KPK menduga pemilikan PT. RPI dll. adalah Matheus Joko Santoso dkk. secara nominee, dengan berlindung di balik mekanisme Penunjukan Langsung, untuk memudahkan menyamarkan hasil korupsi melalui pencucian uang, mengorganisir kontrol transaksi, distribusi hasil korupsi dan pengamananya.
Oleh karena itu penerapan pasal ancaman hukuman mati sebagaimana dimaksud dalam pasal 2 UU No. 20 Tahun 2001 Tentang Tindak Pidana Korupsi, sebagai suatu keniscayaan, karena unsur, melawan hukum, menguntungkan diri sendiri dan orang lain, kerugian negara dan unsur terjadi pada saat negara dalam keadaan tertentu yaitu sedang menghadapi bahaya pandemi Covid-19, telah terpenuhi semua.

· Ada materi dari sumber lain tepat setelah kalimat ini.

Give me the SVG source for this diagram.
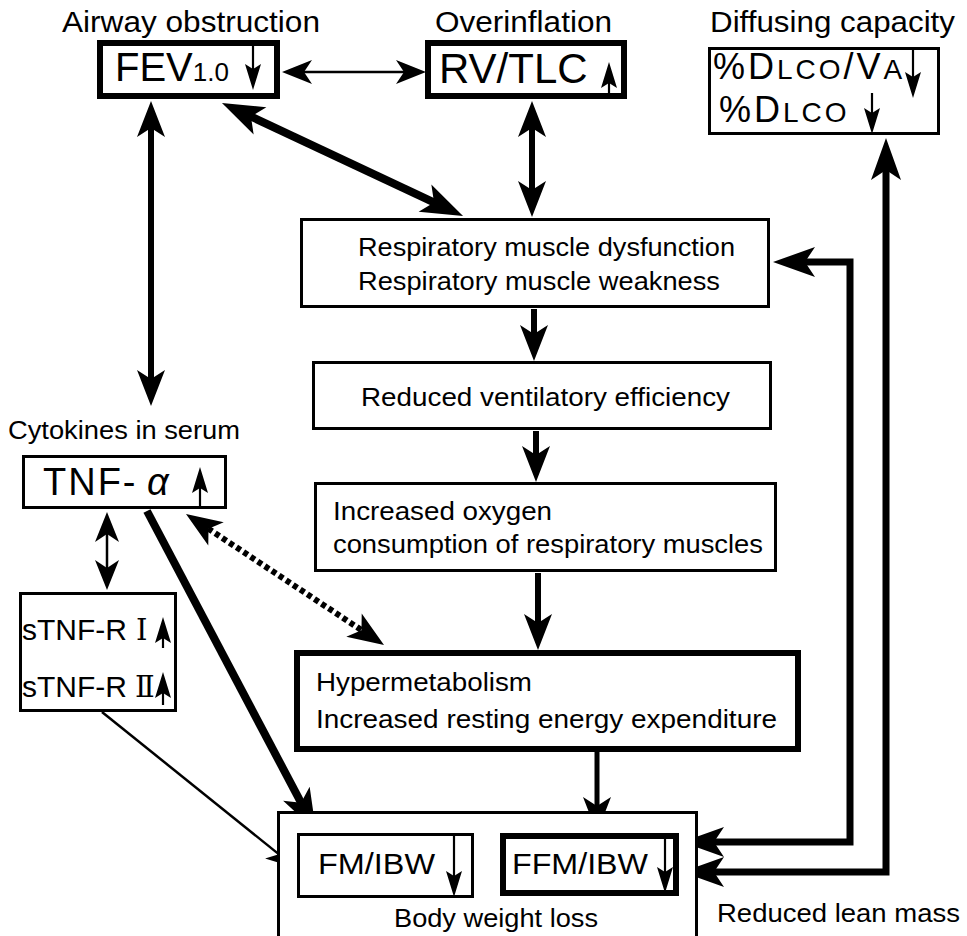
<svg xmlns="http://www.w3.org/2000/svg" width="967" height="936" viewBox="0 0 967 936">
<style>
text{font-family:"Liberation Sans",Arial,Helvetica,sans-serif;fill:#000}
.box{fill:#fff;stroke:#000;stroke-width:3}
.tbox{fill:#fff;stroke:#000;stroke-width:6}
.lbl{font-size:29px}
.mid{font-size:26px}
.c{fill:none;stroke:#000;stroke-linecap:butt;stroke-linejoin:miter}
.thin{stroke-width:2.5}
.med{stroke-width:6}
.thk{stroke-width:8}
.tiny{fill:none;stroke:#000;stroke-width:2.2}
.dot{stroke-width:6;stroke-dasharray:5 3.5}
.rn{font-family:"DejaVu Serif","Liberation Serif","Noto Sans CJK JP",serif;font-size:29px}
</style>
<defs>
<marker id="as" markerUnits="userSpaceOnUse" markerWidth="30" markerHeight="24" refX="15" refY="12" orient="auto-start-reverse" overflow="visible"><path d="M0,0 L30,12 L0,24 L8,12 Z"/></marker>
<marker id="am" markerUnits="userSpaceOnUse" markerWidth="36" markerHeight="28" refX="18" refY="14" orient="auto-start-reverse" overflow="visible"><path d="M0,0 L36,14 L0,28 L9,14 Z"/></marker>
<marker id="al" markerUnits="userSpaceOnUse" markerWidth="42" markerHeight="30" refX="21" refY="15" orient="auto-start-reverse" overflow="visible"><path d="M0,0 L42,15 L0,30 L10,15 Z"/></marker>
<marker id="at" markerUnits="userSpaceOnUse" markerWidth="26" markerHeight="16" refX="12" refY="8" orient="auto" overflow="visible"><path d="M0,0 L26,8 L0,16 L5,8 Z"/></marker>
</defs>
<rect width="967" height="936" fill="#fff"/>

<g id="connectors">
<path class="c thin" d="M297,72 H411" marker-start="url(#as)" marker-end="url(#as)"/>
<path class="c med" d="M151,119 V388" marker-start="url(#am)" marker-end="url(#am)"/>
<path class="c thk" d="M241,111.9 L444,207.1" marker-start="url(#al)" marker-end="url(#al)"/>
<path class="c med" d="M532,119 V199" marker-start="url(#am)" marker-end="url(#am)"/>
<path class="c med" d="M534,309 V343" marker-end="url(#am)"/>
<path class="c med" d="M536,431 V464" marker-end="url(#am)"/>
<path class="c med" d="M538,573 V632" marker-end="url(#am)"/>
<path class="c" style="stroke-width:5" d="M597,752 V815" marker-end="url(#am)"/>
<path class="c thin" d="M107,527 V575" marker-start="url(#as)" marker-end="url(#as)"/>
<path class="c thk" d="M147,511 L306.2,812.4" marker-end="url(#al)"/>
<path class="c thin" d="M102,712 L284.3,858.6" marker-end="url(#as)"/>
<path class="c dot" d="M201,523.9 L369,635.1" marker-start="url(#am)" marker-end="url(#am)"/>
<path class="c" style="stroke-width:7" d="M794,262 H850 V842 H703" marker-start="url(#al)" marker-end="url(#al)"/>
<path class="c" style="stroke-width:7" d="M886,159 V872 H703" marker-start="url(#al)" marker-end="url(#al)"/>
</g>

<g id="airway">
<text class="lbl" x="62" y="32" textLength="258" lengthAdjust="spacingAndGlyphs">Airway obstruction</text>
<rect class="tbox" x="100" y="43" width="177" height="53"/>
<text x="115" y="81" font-size="40">FEV<tspan font-size="26">1.0</tspan></text>
<path class="tiny" d="M253,46 V76" marker-end="url(#at)"/>
</g>

<g id="overinflation">
<text class="lbl" x="435" y="32" textLength="177" lengthAdjust="spacingAndGlyphs">Overinflation</text>
<rect class="tbox" x="428" y="43" width="196" height="53"/>
<text x="439" y="83" font-size="42">RV/TLC</text>
<path class="tiny" d="M609,94 V76" marker-end="url(#at)"/>
</g>

<g id="diffusing">
<text class="lbl" x="710" y="32" textLength="245" lengthAdjust="spacingAndGlyphs">Diffusing capacity</text>
<rect class="box" x="709.5" y="48.5" width="229" height="85"/>
<text x="713" y="79" font-size="36" letter-spacing="3">%D<tspan font-size="28">LCO</tspan>/V<tspan font-size="28">A</tspan></text>
<text x="719" y="122" font-size="36" letter-spacing="3">%D<tspan font-size="28">LCO</tspan></text>
<path class="tiny" d="M913,50 V84" marker-end="url(#at)"/>
<path class="tiny" d="M872,93 V120" marker-end="url(#at)"/>
</g>

<g id="resp-muscle">
<rect class="box" x="301.5" y="219.5" width="467" height="87"/>
<text class="mid" x="358" y="256" textLength="377" lengthAdjust="spacingAndGlyphs">Respiratory muscle dysfunction</text>
<text class="mid" x="358" y="290" textLength="362" lengthAdjust="spacingAndGlyphs">Respiratory muscle weakness</text>
</g>

<g id="ventilatory">
<rect class="box" x="313.5" y="362.5" width="457" height="66"/>
<text class="mid" x="361" y="406" textLength="369" lengthAdjust="spacingAndGlyphs">Reduced ventilatory efficiency</text>
</g>

<g id="oxygen">
<rect class="box" x="315.5" y="483.5" width="460" height="87"/>
<text class="mid" x="333" y="520" textLength="219" lengthAdjust="spacingAndGlyphs">Increased oxygen</text>
<text class="mid" x="333" y="553" textLength="430" lengthAdjust="spacingAndGlyphs">consumption of respiratory muscles</text>
</g>

<g id="hypermetabolism">
<rect class="tbox" x="297" y="653" width="501" height="96"/>
<text class="mid" x="316" y="691" textLength="216" lengthAdjust="spacingAndGlyphs">Hypermetabolism</text>
<text class="mid" x="316" y="728" textLength="461" lengthAdjust="spacingAndGlyphs">Increased resting energy expenditure</text>
</g>

<g id="tnf">
<text x="8" y="439" font-size="26" textLength="232" lengthAdjust="spacingAndGlyphs">Cytokines in serum</text>
<rect class="box" x="23.5" y="456.5" width="202" height="51"/>
<text x="43" y="495" font-size="38" letter-spacing="2">TNF-<tspan x="147" font-style="italic" letter-spacing="0">α</tspan></text>
<path class="tiny" d="M200,507 V481" marker-end="url(#at)"/>
</g>

<g id="stnf">
<rect class="box" x="20.5" y="593.5" width="155" height="117"/>
<text x="22" y="640" font-size="30">sTNF-R <tspan class="rn" x="136">Ⅰ</tspan></text>
<text x="22" y="697" font-size="30">sTNF-R <tspan class="rn" x="135">Ⅱ</tspan></text>
<path class="tiny" d="M163,648 V631" marker-end="url(#at)"/>
<path class="tiny" d="M163,705 V686" marker-end="url(#at)"/>
</g>

<g id="body-weight">
<rect class="box" x="278.5" y="812.5" width="418" height="140"/>
<text x="394" y="927" font-size="26" textLength="204" lengthAdjust="spacingAndGlyphs">Body weight loss</text>
</g>

<g id="fm">
<rect class="box" x="298.5" y="834.5" width="174" height="62"/>
<text x="318" y="874" font-size="30" textLength="117" lengthAdjust="spacingAndGlyphs">FM/IBW</text>
<path class="tiny" d="M454,836 V883" marker-end="url(#at)"/>
</g>

<g id="ffm">
<rect class="tbox" x="503" y="836" width="173" height="57"/>
<text x="512" y="874" font-size="30" textLength="136" lengthAdjust="spacingAndGlyphs">FFM/IBW</text>
<path class="tiny" d="M665,839 V879" marker-end="url(#at)"/>
</g>

<g id="lean-mass">
<text x="717" y="922" font-size="26" textLength="243" lengthAdjust="spacingAndGlyphs">Reduced lean mass</text>
</g>
</svg>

Padahal KPK secara berturut-turut telah menunjukan kedigdayaan melalui OTT terhadap pelaku korupsi “big fish” dan “high rank”, yaitu Edhy Prabowo (Menteri Kelautan dan Perikanan RI) dan Juliari P. Batubara (Menteri Sosial RI), di saat pandemi COVID-19, namun semua itu terdegradasi, ketika tersangka hanya dikenakan pasal suap minus pasal 2 UU No. 20 Tahun 2001, Tentang Tipikor, yang mengacam pelaku dengan pidana mati.
Akhirnya yang dibuat mati oleh KPK bukan “koruptornya” tetapi yang dibuat “mati” adalah “semangat partisipasi masyarakat dalam pemberantasan korupsi”, karena setiap OTT sumber informasinya dari masyarakat.